In a highly interconnected world, the best investment portfolios will be constructed from the best companies, themes and funds from around the world. However, translating economic views and opportunities into individual portfolios is a challenge when there are so many moving parts and many financial organisations themselves are mammoth.
Each client portfolio will usually be the result of a structured investment process, where the wealth manager’s main views on markets, currencies, regions and risks are discussed and bundled in a holistic view. Most advisers are agreed that a portfolio full of stand-alone decisions will never be able to create robust and sustainable returns. The starting point will usually be the allocation decisions taken by the global investment committee, followed by an engineering and structuring phase, where these views are translated into concrete investments.
However, no system is perfect. Take for instance the global investment committee, which is tasked with discussing and distilling the collective knowledge of the group’s analysts and managers. BNY Mellon Wealth Management uses a system it calls Judgment with Quantitative Discipline to check any such resulting decisions against quant-based valuation models. “Having chaired many investment meetings, it can be dangerous when asset class managers fall in love with their own asset class and so the quant basis is there to ask proper questions,” says Leo Grohowski, chief investment officer at BNY Mellon Wealth Management.
“It is so easy to have a global markets strategy committee where the strongest personality, or the most articulate presenter, influences the outcome. That’s a concern around a purely judgmental process. The same people get together and talk about the same asset class and you get to a point where they can finish each others’ sentences. We like to rotate fresh eyes and ears through our investment committees for six-month periods to guard against ‘Group Think’, taking advantage of the 250 portfolio managers we have here.”
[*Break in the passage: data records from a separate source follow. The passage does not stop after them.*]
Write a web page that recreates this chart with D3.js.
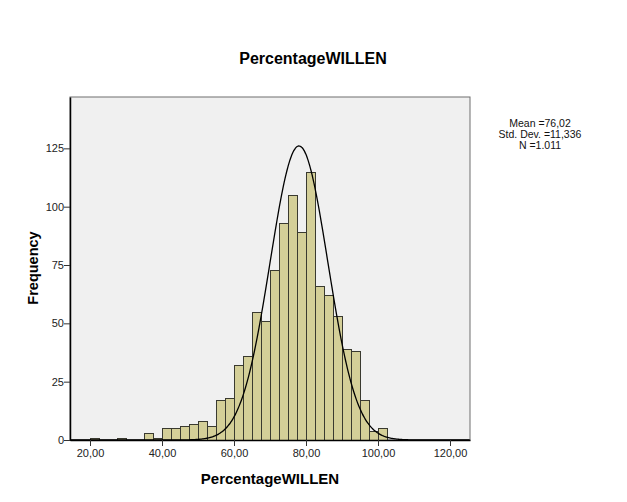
<!DOCTYPE html>
<html><head><meta charset="utf-8">
<script src="https://cdn.jsdelivr.net/npm/d3@7"></script>
<style>body{margin:0;background:#fff}svg{display:block}text{font-family:"Liberation Sans",Arial,sans-serif}</style>
</head><body>
<svg id="c" width="627" height="502"></svg>
<script>
// Data
const binStarts = [20,27.5,35,37.5,40,42.5,45,47.5,50,52.5,55,57.5,60,62.5,65,67.5,70,72.5,75,77.5,80,82.5,85,87.5,90,92.5,95,97.5,100];
const binCounts = [1,1,3,1,5,5,6,7,8,6,17,18,32,36,55,51,73,93,105,89,115,66,62,53,39,38,17,4,5];
const binWidth = 2.5;
const xTicks = [20,40,60,80,100,120];
const yTicks = [0,25,50,75,100,125];
const statsLines = ["Mean =76,02","Std. Dev. =11,336","N =1.011"];
const curveMean = 78.05, curveSD = 8.0, curveN = 1011;

const svg = d3.select("#c");
const L=70,R=470,T=97,B=440;
const x = d3.scaleLinear().domain([20-20/3.6,120+20/3.6]).range([L,R]);
const y = d3.scaleLinear().domain([0,(B-T)/(58.33/25)]).range([B,T]);

svg.append("rect").attr("x",L).attr("y",T).attr("width",R-L).attr("height",B-T)
  .attr("fill","#f0f0f0").attr("stroke","#6e6e6e").attr("stroke-width",1);

svg.append("g").selectAll("rect").data(binStarts).join("rect")
  .attr("x",(d)=>Math.round(x(d))+0.5)
  .attr("y",(d,i)=>Math.round(y(binCounts[i]))+0.5)
  .attr("width",d=>Math.round(x(d+binWidth))-Math.round(x(d)))
  .attr("height",(d,i)=>B-Math.round(y(binCounts[i])))
  .attr("fill","#d4cf98").attr("stroke","#3a3a30").attr("stroke-width",1);

// normal curve
const pts = d3.range(x.domain()[0], x.domain()[1]+0.01, 0.25).map(v=>[v,
  curveN*binWidth/(curveSD*Math.sqrt(2*Math.PI))*Math.exp(-0.5*((v-curveMean)/curveSD)**2)]);
svg.append("path").datum(pts)
  .attr("d",d3.line().x(d=>x(d[0])).y(d=>y(d[1])).curve(d3.curveBasis))
  .attr("fill","none").attr("stroke","#000").attr("stroke-width",1.3);

// axes
const fmt = d=>d.toFixed(2).replace(".",",");
const xa = svg.append("g").attr("transform",`translate(0,${B})`)
  .call(d3.axisBottom(x).tickValues(xTicks).tickSize(6).tickSizeOuter(0).tickFormat(fmt));
xa.select(".domain").attr("stroke","#000").attr("stroke-width",1.5);
xa.selectAll(".tick line").attr("stroke","#333");
xa.selectAll("text").attr("font-size",11).attr("fill","#222").attr("dy","1em").attr("y",6);

const ya = svg.append("g").attr("transform",`translate(${L},0)`)
  .call(d3.axisLeft(y).tickValues(yTicks).tickSize(6).tickSizeOuter(0));
ya.select(".domain").attr("stroke","#000").attr("stroke-width",1.5);
ya.selectAll(".tick line").attr("stroke","#333");
ya.selectAll("text").attr("font-size",11).attr("fill","#222").attr("x",-6);

svg.append("text").attr("x",313).attr("y",64).attr("text-anchor","middle")
  .attr("font-size",16).attr("font-weight","bold").text("PercentageWILLEN");
svg.append("text").attr("x",270).attr("y",484).attr("text-anchor","middle")
  .attr("font-size",15).attr("font-weight","bold").text("PercentageWILLEN");
svg.append("text").attr("transform","translate(38,268) rotate(-90)").attr("text-anchor","middle")
  .attr("font-size",14.5).attr("font-weight","bold").text("Frequency");

svg.append("g").selectAll("text").data(statsLines).join("text")
  .attr("x",540).attr("y",(d,i)=>127+i*11).attr("text-anchor","middle")
  .attr("font-size",10.5).attr("fill","#111").text(d=>d);
</script>
</body></html>
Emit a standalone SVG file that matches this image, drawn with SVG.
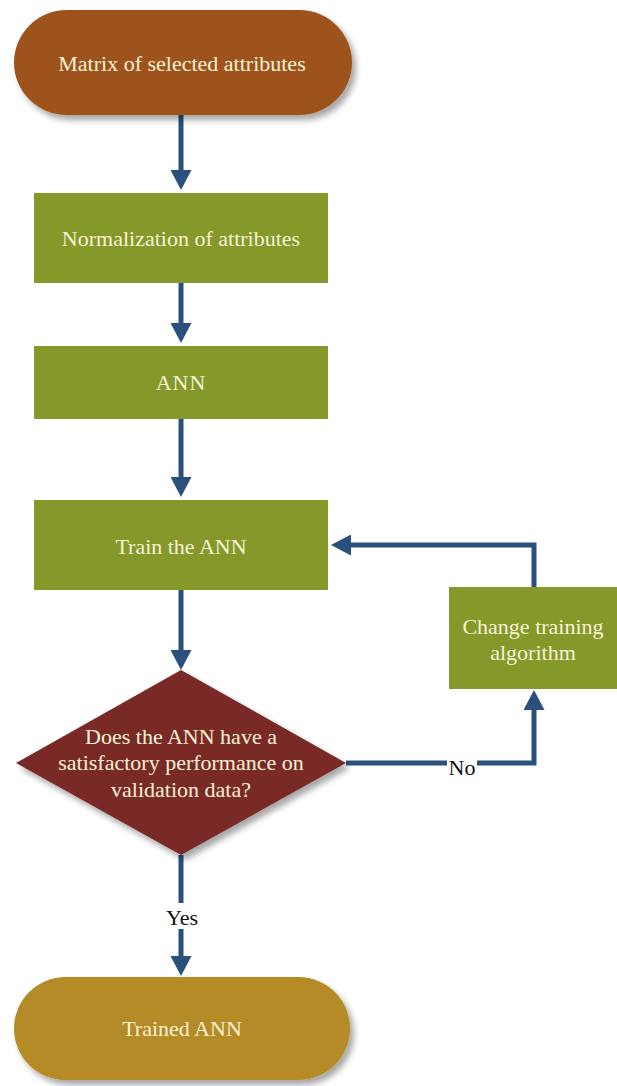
<svg xmlns="http://www.w3.org/2000/svg" width="617" height="1086" viewBox="0 0 617 1086">
  <style>
    .lbl { font-family: "Liberation Serif", "Times New Roman", serif; font-size: 22px; fill: #f8f2d4; text-anchor: middle; }
    .edge-lbl { font-family: "Liberation Serif", "Times New Roman", serif; font-size: 22px; fill: #111; text-anchor: middle; }
    .conn { fill: none; stroke: #2b507e; stroke-width: 5; }
    .box { fill: #85992b; }
  </style>
  <defs>
    <marker id="head" markerUnits="userSpaceOnUse" viewBox="0 0 20 21" markerWidth="20" markerHeight="21" refX="0" refY="10.5" orient="auto">
      <path d="M0,0 L20,10.5 L0,21 z" fill="#2b507e"/>
    </marker>
    <filter id="shadow" x="-10%" y="-10%" width="125%" height="130%">
      <feGaussianBlur in="SourceAlpha" stdDeviation="3"/>
      <feOffset dx="4" dy="5" result="b"/>
      <feComponentTransfer><feFuncA type="linear" slope="0.35"/></feComponentTransfer>
      <feMerge><feMergeNode/><feMergeNode in="SourceGraphic"/></feMerge>
    </filter>
  </defs>
  <rect width="617" height="1086" fill="#ffffff"/>

  <g id="connectors">
    <path class="conn" d="M181,115 V170" marker-end="url(#head)"/>
    <path class="conn" d="M181,283 V323" marker-end="url(#head)"/>
    <path class="conn" d="M181,419 V477" marker-end="url(#head)"/>
    <path class="conn" d="M181,590 V650" marker-end="url(#head)"/>
    <path class="conn" d="M181,855 V956" marker-end="url(#head)"/>
    <path class="conn" d="M346,763 H534 V710" marker-end="url(#head)"/>
    <path class="conn" d="M534,587 V545 H351" marker-end="url(#head)"/>
  </g>

  <g id="start">
    <rect x="14" y="10" width="338" height="105" rx="52.5" fill="#9e531f" filter="url(#shadow)"/>
    <text class="lbl" x="182" y="71">Matrix of selected attributes</text>
  </g>

  <g id="normalize">
    <rect class="box" x="34" y="193" width="294" height="90"/>
    <text class="lbl" x="181" y="246">Normalization of attributes</text>
  </g>

  <g id="ann">
    <rect class="box" x="34" y="346" width="294" height="73"/>
    <text class="lbl" x="181" y="390" letter-spacing="1">ANN</text>
  </g>

  <g id="train">
    <rect class="box" x="34" y="500" width="294" height="90"/>
    <text class="lbl" x="181" y="554">Train the ANN</text>
  </g>

  <g id="change">
    <rect class="box" x="449" y="587" width="168" height="102"/>
    <text class="lbl" x="533" y="634">Change training</text>
    <text class="lbl" x="533" y="660">algorithm</text>
  </g>

  <g id="decision">
    <polygon points="181,670 346,763 181,855 16,763" fill="#7a2b26" filter="url(#shadow)"/>
    <text class="lbl" x="181" y="744">Does the ANN have a</text>
    <text class="lbl" x="181" y="770">satisfactory performance on</text>
    <text class="lbl" x="181" y="797">validation data?</text>
  </g>

  <g id="end">
    <rect x="14" y="977" width="336" height="103" rx="51.5" fill="#b48b25" filter="url(#shadow)"/>
    <text class="lbl" x="182" y="1036">Trained ANN</text>
  </g>

  <g id="edge-labels">
    <rect x="162" y="903" width="40" height="26" fill="#ffffff"/>
    <text class="edge-lbl" x="182" y="925">Yes</text>
    <rect x="447" y="759" width="30" height="20" fill="#ffffff"/>
    <text class="edge-lbl" x="462" y="775">No</text>
  </g>
</svg>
A huge organisation with an army of analysts worldwide can find it hard to harness the depth of expertise, while a slimmer house may be able to implement its view more quickly. “I’ve seen from personal experience the difficulties of regional analyst platforms,” says Tim Heffer, institutional business development at Skagen Funds.
“The communications effort rises fast, especially as it will involve different cultures and different timezones, and what analysts say and how they say it will be very different, with varying degrees of emphasis, so that converting it into a standard message is a real challenge.”
This is exacerbated by the market’s growing propensity to move in extreme and contradictory ways. Volatility is often perceived to be negative but of course it also stands for risk and opportunity, and the ability to deal with it well in the context of portfolio modelling seems likely to drive the best businesses in the next few years.
“There is no disputing that the landscape ahead for investing will be more interconnected and this points to developing diversification with an expanded toolkit,” says Mr Grohowski. “Markets will overreact, creating mis-valuations and opportunities that investors will need to take advantage of,” he adds.
“A broad diversification is especially important in a volatile market environment as we have at the moment,” says Andreas Russenberger, managing director of Credit Suisse in the asset management division, based in Zurich, and co-head of the Global Multi Asset Class Solutions department, which manages over SFr130bn (€100bn) for clients.
“The starting point always has to be the client’s individual asset allocation needs, ensuring an optimal risk/return profile, but there is a natural tendency for clients to have a disproportionate home bias while diversifying a portfolio globally is necessary to help optimise risks.”
Wealth managers say regional bias persists because their clients tend to have greater confidence in local stocks because they think they have better access to relevant information, but this is doubtful. It is a behavioural finance matter. Many are now building portfolios using a series of global managers.
“I have worked with many clients at the distribution houses, private banks and multi-managers and we are seeing a change in the way they are building portfolios, generally building up regional allocations at the expense of the domestic market, usually by using an increasing number of global equity managers,” says Skagen’s Mr Heffer. “There is a much stronger interest in global equity across the wealth management universe, reflecting the changes we see in the institutional pension fund space, where generally they are taking allocations away from domestic managers.
“Global managers have access to a wide range of options and so have a greater opportunity to add value, to be more flexible and to seek value, and of course they are not (as strictly) benchmarked. The MSCI World is less concentrated and distorted than the UK index, without those huge weights to individual stocks or sectors such as banking. We are therefore less likely to see managers hugging the benchmark, and being completely unconstrained is proven to be the best way of gaining alpha for clients.”